ReadWriteWeb

And Nerds Became Kings: Yahoo! to Announce Semantic Web Support

Written by Marshall Kirkpatrick / March 13, 2008 9:35 AM / 20 Comments

TechCrunch and Search Engine Land are reporting this morning that Yahoo! will now be indexing Semantic Web and Microformats markup from around the web and will use that information to display more structured search results. Here is the Yahoo! post about the news.

We asked last month how vulnerable Google is in search and the leveraging of standards-based structured data may be the most obvious approach to improving on the search industry's current best practices. As Tim Berners-Lee said just weeks ago the time for the semantic web is now.

What Does This Mean?

Here's one example of what that could mean: Today, a web service might work very hard to scour the internet to discover all the book reviews written on various sites, by friends of mine, who live in Europe. That would be so hard that no one would probably try it. The suite of technologies Yahoo! is moving to support will make such searches trivial. Once publishers start including things like hReview, FOAF and geoRSS in their content then Yahoo!, and other sites leveraging Yahoo! search results, will be able to ask easily what it is we want to do with those book reviews. Say hello to a new level of innovation.

This has been really geeky stuff for a long time, with little market traction and a whole lot of promises from academic research and outlying innovators. That will now change.

The basic idea behind Semantic Web technology is that by signaling what kind of content you are publishing on an item-by-item or field-by-field basis, publishers can help make the meaning of their text readable by machines. If machines are able to determine the meaning of the content on a page, then our human brains don't have to waste time determining, for example, which search results go beyond containing our keywords and actually mean what we are looking for.

Publishers will now be able to clearly designate content on a page as related to other particular content, as business card type information, as a calendar event, a review or as many other types of content.
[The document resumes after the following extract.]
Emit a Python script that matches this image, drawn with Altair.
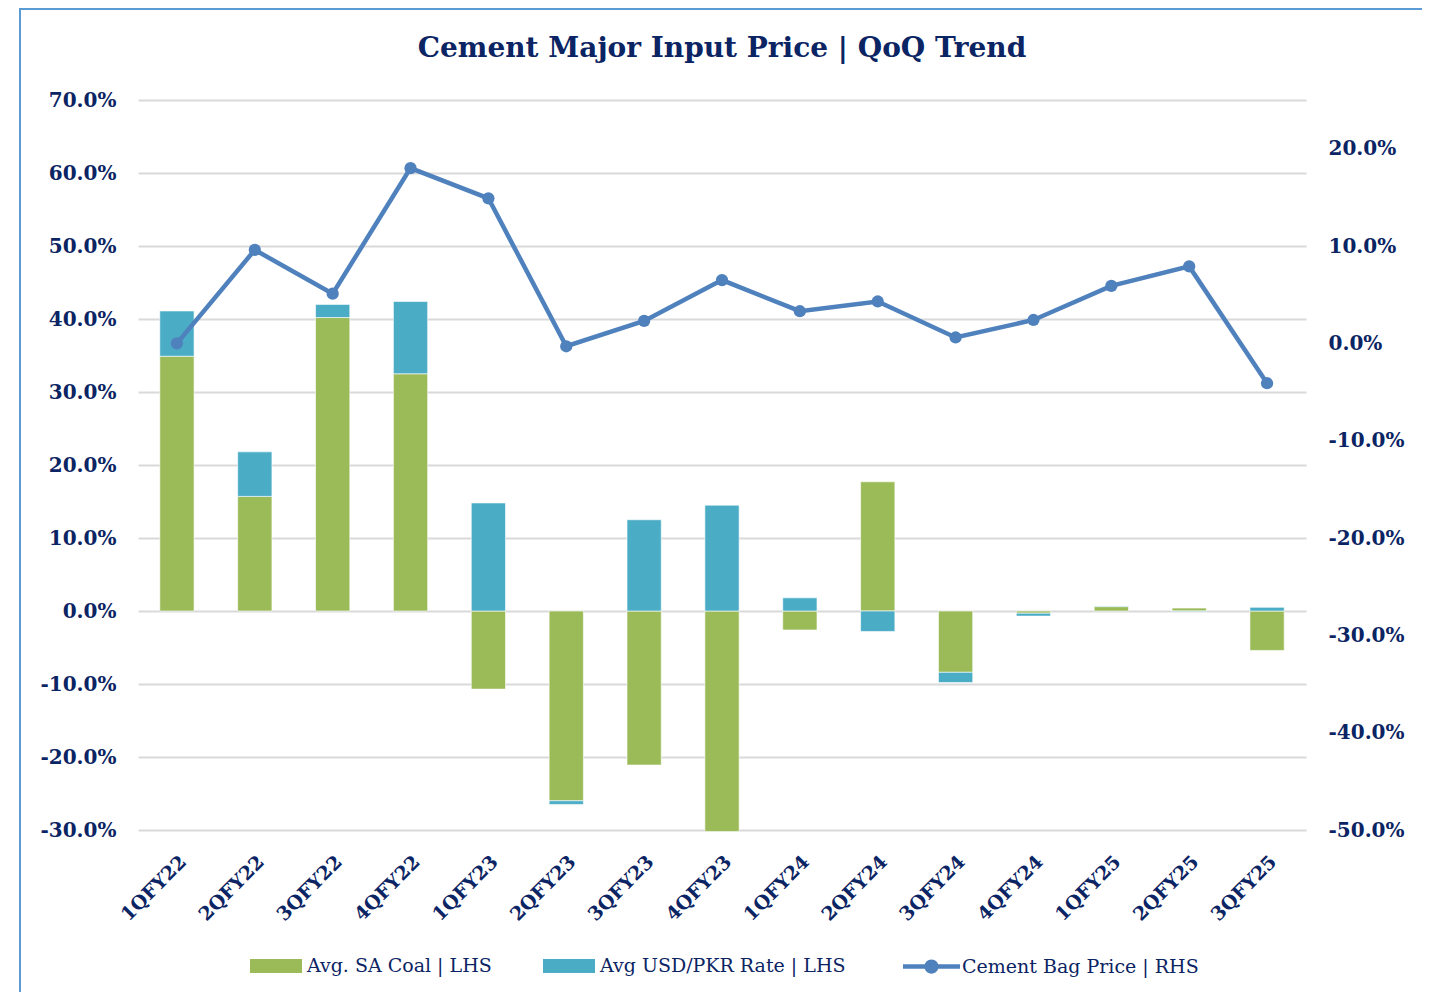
import altair as alt
import pandas as pd

quarters = ["1QFY22", "2QFY22", "3QFY22", "4QFY22", "1QFY23", "2QFY23", "3QFY23", "4QFY23",
            "1QFY24", "2QFY24", "3QFY24", "4QFY24", "1QFY25", "2QFY25", "3QFY25"]
coal = [34.9, 15.7, 40.2, 32.5, -10.7, -26.0, -21.1, -30.2, -2.6, 17.7, -8.4, -0.3, 0.6, 0.4, -5.4]
usd = [6.2, 6.1, 1.8, 9.9, 14.8, -0.5, 12.5, 14.5, 1.8, -2.8, -1.4, -0.4, 0.1, -0.1, 0.5]
cement = [0.0, 9.6, 5.1, 18.0, 14.9, -0.3, 2.3, 6.5, 3.3, 4.3, 0.6, 2.4, 5.9, 7.9, -4.1]

bar_series = ["Avg. SA Coal | LHS", "Avg USD/PKR Rate | LHS"]
line_series = "Cement Bag Price | RHS"
left_ticks = [-30, -20, -10, 0, 10, 20, 30, 40, 50, 60, 70]
right_ticks = [-50, -40, -30, -20, -10, 0, 10, 20]

rows = []
for i, q in enumerate(quarters):
    rows.append({"quarter": q, "series": bar_series[0], "value": coal[i], "ord": 0})
    rows.append({"quarter": q, "series": bar_series[1], "value": usd[i], "ord": 1})
bars_df = pd.DataFrame(rows)
line_df = pd.DataFrame({"quarter": quarters, "value": cement, "series": [line_series] * len(quarters)})

NAVY = "#0b2463"
FONT = "DejaVu Serif"
GRID = "#d9d9d9"
PCT = "(datum.value < 0 ? '-' : '') + format(abs(datum.value), '.1f') + '%'"

xenc = alt.X("quarter:N", sort=quarters,
             scale=alt.Scale(paddingInner=0.56, paddingOuter=0.28),
             axis=alt.Axis(title=None, labelAngle=-45, labelFont=FONT, labelFontWeight="bold",
                           labelFontSize=19, labelColor=NAVY, ticks=False, domain=False,
                           labelPadding=22, grid=False))

yleft = alt.Y("value:Q", stack="zero",
              scale=alt.Scale(domain=[-30, 70], nice=False, zero=False),
              axis=alt.Axis(title=None, orient="left", values=left_ticks, labelExpr=PCT,
                            labelFont=FONT, labelFontWeight="bold", labelFontSize=20,
                            labelColor=NAVY, ticks=False, domain=False, labelPadding=22,
                            grid=True, gridColor=GRID, gridWidth=2))

right_axis = alt.Axis(title=None, orient="right", values=right_ticks, labelExpr=PCT,
                      labelFont=FONT, labelFontWeight="bold", labelFontSize=20,
                      labelColor=NAVY, ticks=False, domain=False, labelPadding=22, grid=False)
yright_scale = alt.Scale(domain=[-50, 25], nice=False, zero=False)

frame = alt.Chart(pd.DataFrame({"k": [0]})).mark_rect(
    fill="transparent", stroke="#5b9bd5", strokeWidth=2
).encode(x=alt.value(-118), x2=alt.value(1286), y=alt.value(-91), y2=alt.value(905))

bars = alt.Chart(bars_df).mark_bar(stroke="#ffffff", strokeWidth=1, strokeOpacity=0.6).encode(
    x=xenc,
    y=yleft,
    color=alt.Color("series:N",
                    scale=alt.Scale(domain=bar_series, range=["#9bbb59", "#4bacc6"]),
                    legend=alt.Legend(title=None, orient="none", legendX=112, legendY=840,
                                      direction="horizontal",
                                      symbolType="M-1,-0.27H1V0.27H-1Z", symbolSize=2704,
                                      symbolStrokeWidth=0, symbolOpacity=1,
                                      labelFont=FONT, labelFontSize=19, labelColor=NAVY,
                                      labelOffset=5, columnPadding=51, padding=0,
                                      labelLimit=400)),
    order=alt.Order("ord:Q"),
)

line = alt.Chart(line_df).mark_line(color="#4f81bd", strokeWidth=4.5).encode(
    x=xenc,
    y=alt.Y("value:Q", scale=yright_scale, axis=right_axis),
)

circle_path = ("M-1,-0.075H1V0.075H-1Z "
               "M0.25,0A0.25,0.25,0,1,1,-0.25,0A0.25,0.25,0,1,1,0.25,0Z")
points = alt.Chart(line_df).mark_point(filled=True, size=150, opacity=1).encode(
    x=xenc,
    y=alt.Y("value:Q", scale=yright_scale, axis=right_axis),
    fill=alt.Fill("series:N",
                  scale=alt.Scale(domain=[line_series], range=["#4f81bd"]),
                  legend=alt.Legend(title=None, orient="none", legendX=765, legendY=838,
                                    symbolType=circle_path, symbolSize=3249,
                                    symbolStrokeWidth=0, symbolOpacity=1,
                                    labelFont=FONT, labelFontSize=19, labelColor=NAVY,
                                    labelOffset=2, padding=0, labelLimit=400)),
)

chart = alt.layer(frame, bars, alt.layer(line, points)).resolve_scale(
    y="independent"
).properties(
    width=1168, height=730,
    background="white",
    autosize=alt.AutoSizeParams(type="none"),
    padding={"left": 130, "top": 92, "right": 116, "bottom": 162},
    title=alt.TitleParams("Cement Major Input Price | QoQ Trend", font=FONT, fontSize=28,
                          fontWeight="bold", color=NAVY, anchor="middle", frame="group",
                          offset=0, dy=55),
).configure_view(stroke=None)

chart.save("out.html", embed_options={"renderer": "svg", "actions": False})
It will make Yahoo! a lot smarter and should shake up the world of Search Engine Optimization and web publishing, a lot.

Who Does the Markup?

Many observers of the Semantic Web, including us at times, have argued that it's unrealistic to expect web publishers to markup their own content and that a more realistic path to market for technologies based on semantics is to build applications that can parse the semantics out of other peoples' content from outside.

In my interview with Mark Zuckerberg last week, for example, the Facebook CEO expressed disinterest in participating in the Semantic Web. I didn't publish it in the interview, but he indicated such a move would be up to a third party site organizing information via the Facebook Platform if it was going to happen at all. He will probably change his tune now, as adding hCard support to Facebook public profiles will now be a no-brainer. Other publishers will be faced with similar questions.
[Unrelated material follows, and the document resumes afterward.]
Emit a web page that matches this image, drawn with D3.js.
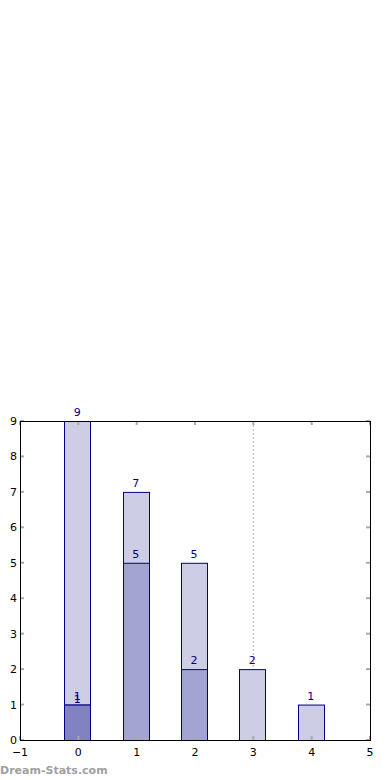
<!DOCTYPE html>
<html><head><meta charset="utf-8">
<script src="https://cdn.jsdelivr.net/npm/d3@7"></script>
<style>body{margin:0;background:#fff}svg{display:block}</style>
</head><body>
<script>
const categories = [0, 1, 2, 3, 4];
const totalValues = [9, 7, 5, 2, 1];
const seriesA = [1, 5, 2, 0, 0];
const seriesB = [1, 0, 0, 0, 0];
const xTicks = [-1, 0, 1, 2, 3, 4, 5];
const yTicks = [0, 1, 2, 3, 4, 5, 6, 7, 8, 9];
const markerX = 3;

const W = 390, H = 780;
const svg = d3.select("body").append("svg").attr("width", W).attr("height", H);
const m = {left: 20, right: 370, top: 421, bottom: 740};
const x = d3.scaleLinear().domain([-1, 5]).range([m.left, m.right]);
const y = d3.scaleLinear().domain([0, 9]).range([m.bottom, m.top]);
const bw = 0.45;
const font = "DejaVu Sans, sans-serif";

// dotted marker line
svg.append("line").attr("x1", x(markerX)).attr("x2", x(markerX))
  .attr("y1", m.top).attr("y2", m.bottom)
  .attr("stroke", "#c8c8c8").attr("stroke-width", 1.5).attr("stroke-dasharray", "2,2");

function drawBars(vals, fill) {
  svg.append("g").selectAll("rect").data(categories.filter((c, i) => vals[i] > 0))
    .join("rect")
    .attr("x", d => Math.round(x(d - bw / 2)) - 0.5)
    .attr("width", d => Math.round(x(bw) - x(0)))
    .attr("y", d => y(vals[categories.indexOf(d)]) + 0.5)
    .attr("height", d => y(0) - y(vals[categories.indexOf(d)]))
    .attr("fill", fill).attr("stroke", "#000080").attr("stroke-width", 1);
}
drawBars(totalValues, "#cdcde6");
drawBars(seriesA, "#a3a3d1");
drawBars(seriesB, "#8282c2");

// tick marks (grey, inside)
const tg = svg.append("g").attr("stroke", "#aaaaaa").attr("stroke-width", 2);
xTicks.forEach(t => {
  tg.append("line").attr("x1", x(t)).attr("x2", x(t)).attr("y1", m.bottom).attr("y2", m.bottom - 4);
  tg.append("line").attr("x1", x(t)).attr("x2", x(t)).attr("y1", m.top).attr("y2", m.top + 4);
});
yTicks.forEach(t => {
  tg.append("line").attr("x1", m.left).attr("x2", m.left + 4).attr("y1", y(t)).attr("y2", y(t));
  tg.append("line").attr("x1", m.right).attr("x2", m.right - 4).attr("y1", y(t)).attr("y2", y(t));
});

// frame
svg.append("rect").attr("x", m.left + 0.5).attr("y", m.top + 0.5)
  .attr("width", m.right - m.left).attr("height", m.bottom - m.top)
  .attr("fill", "none").attr("stroke", "#000").attr("stroke-width", 1);

// axis labels
svg.append("g").selectAll("text").data(xTicks).join("text")
  .attr("x", d => x(d)).attr("y", m.bottom + 16)
  .attr("text-anchor", "middle").attr("font-family", font).attr("font-size", 11).attr("fill", "#000")
  .text(d => d < 0 ? "\u2212" + Math.abs(d) : d);
svg.append("g").selectAll("text").data(yTicks).join("text")
  .attr("x", m.left - 3).attr("y", d => y(d) + 4)
  .attr("text-anchor", "end").attr("font-family", font).attr("font-size", 11).attr("fill", "#000")
  .text(d => d);

// value labels
function labels(vals, dy) {
  svg.append("g").selectAll("text").data(categories.filter((c, i) => vals[i] > 0)).join("text")
    .attr("x", d => x(d) - 1).attr("y", d => y(vals[categories.indexOf(d)]) - 5 + dy)
    .attr("text-anchor", "middle").attr("font-family", font).attr("font-size", 11).attr("fill", "#000080")
    .text(d => vals[categories.indexOf(d)]);
}
labels(totalValues, 0);
labels(seriesA, 0);
labels(seriesB, 3);

// watermark
svg.append("text").attr("x", 0).attr("y", 774).attr("font-family", font)
  .attr("font-size", 11).attr("font-weight", "bold").attr("fill", "#a0a0a0").text("Dream-Stats.com");
</script>
</body></html>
Semantic web markup will quickly become standard practice though for all CMS/publishing systems and we'll wonder what we ever did without it or why it seemed so hard.

Google Will Soon Follow

This move by Yahoo! will likely be followed up by Google, it's just too much opportunity for any search engine to pass up. Semantic markup is like a content-level site map, something all the search engines have agreed on a standard for already. Semantic web technology is next. There will be big job opportunities, more than there are for SEO in the short term, for people who can help publishers implement Semantic Web markup retroactively and into the future.
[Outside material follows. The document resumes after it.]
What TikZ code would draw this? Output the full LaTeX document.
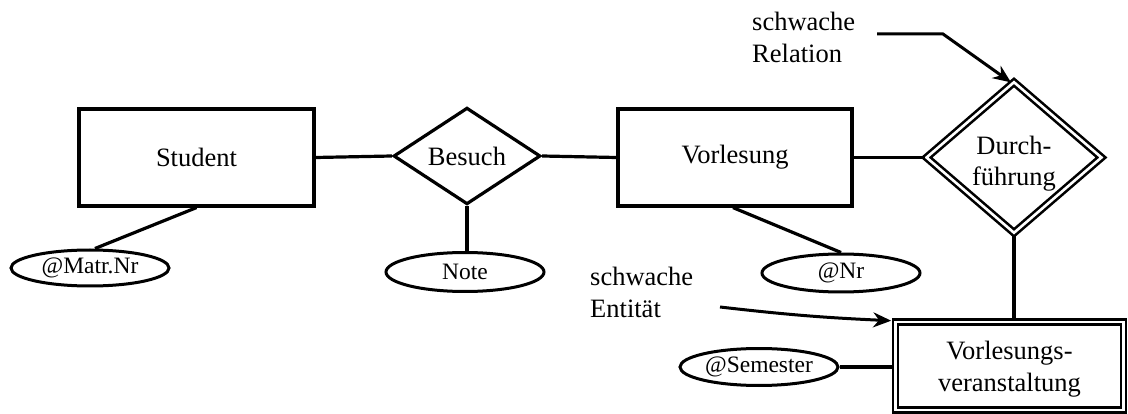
\documentclass[tikz,border=0pt]{standalone}
\usepackage{fontspec}
\setmainfont{Liberation Serif}
\usetikzlibrary{shapes.geometric,arrows.meta,calc}
\begin{document}
\begin{tikzpicture}[x=1pt,y=-1pt,
  every node/.style={font=\fontsize{26.5}{32}\selectfont},
  ent/.style={draw,line width=3.2pt,rectangle,inner sep=0pt},
  rel/.style={draw,line width=3.2pt,diamond,inner sep=0pt},
  attr/.style={draw,line width=3pt,ellipse,inner sep=0pt,minimum width=158pt,font=\fontsize{23.5}{28}\selectfont},
  weak/.style={draw,line width=2.6pt,double,double distance=2.6pt},
  conn/.style={line width=3.2pt},
  pointer/.style={line width=3pt,-{Stealth[length=18pt,width=15pt]}},
  note/.style={align=left,inner sep=0pt,anchor=west}]
\useasboundingbox (0,0) rectangle (1128,414);
% entities and relations
\node[ent,minimum width=235pt,minimum height=97pt] (student) at (196.5,157.5) {Student};
\node[rel,minimum width=147pt,minimum height=96pt] (besuch) at (467,156) {Besuch};
\node[ent,minimum width=234pt,minimum height=97pt] (vorl) at (735,157.5) {Vorlesung};
\node[rel,weak,minimum width=176pt,minimum height=122pt,align=center] (durch) at (1014,157.5) {\rule{0pt}{31pt}Durch-\\[-1pt]führung};
\node[ent,weak,minimum width=228pt,minimum height=88pt,align=center] (vv) at (1009.5,366) {\rule{0pt}{24pt}Vorlesungs-\\veranstaltung};
% attributes
\node[attr,minimum height=36pt] (matr) at (90,268) {@Matr.Nr};
\node[attr,minimum height=39pt] (note) at (465,272) {Note};
\node[attr,minimum height=38pt] (nr) at (841,273) {@Nr};
\node[attr,minimum height=37pt] (sem) at (759,367) {@Semester};
% connectors
\draw[conn] (student.east) -- (besuch.west);
\draw[conn] (besuch.east) -- (vorl.west);
\draw[conn] (vorl.east) -- (durch.west);
\draw[conn] (durch.south) -- (durch.south |- vv.north);
\draw[conn] (student.south) -- ([xshift=5pt]matr.north);
\draw[conn] (besuch.south) -- (besuch.south |- note.north);
\draw[conn] ([xshift=-2pt]vorl.south) -- (nr.north);
\draw[conn] (sem.east) -- (sem.east -| vv.west);
% annotations
\node[note] (lrel) at (752,37) {schwache\\Relation};
\coordinate (r1) at (877,34);
\coordinate (r2) at (943,34);
\draw[pointer] (r1) -- (r2) -- ([xshift=-3pt,yshift=-2pt]durch.north);
\node[note] (lent) at (590,292) {schwache\\Entität};
\coordinate (e1) at (720,307);
\draw[pointer] (e1) to[bend right=2] ([xshift=-3pt]vv.north west);
\end{tikzpicture}
\end{document}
The Semantic Web was one of a handful of topics that we identified as key themes for the coming year in our RWW Toolkit for 2008. Check that toolkit out for resources you can use to follow this important topic as it unfolds.

Comments

Subscribe to comments for this post OR Subscribe to comments for all Read/WriteWeb posts

  • This is a phenomenal way to kick-start widespread semantic web adoption. Every online marketing department should be thinking about ways they can take advantage of this -- it's SEO+!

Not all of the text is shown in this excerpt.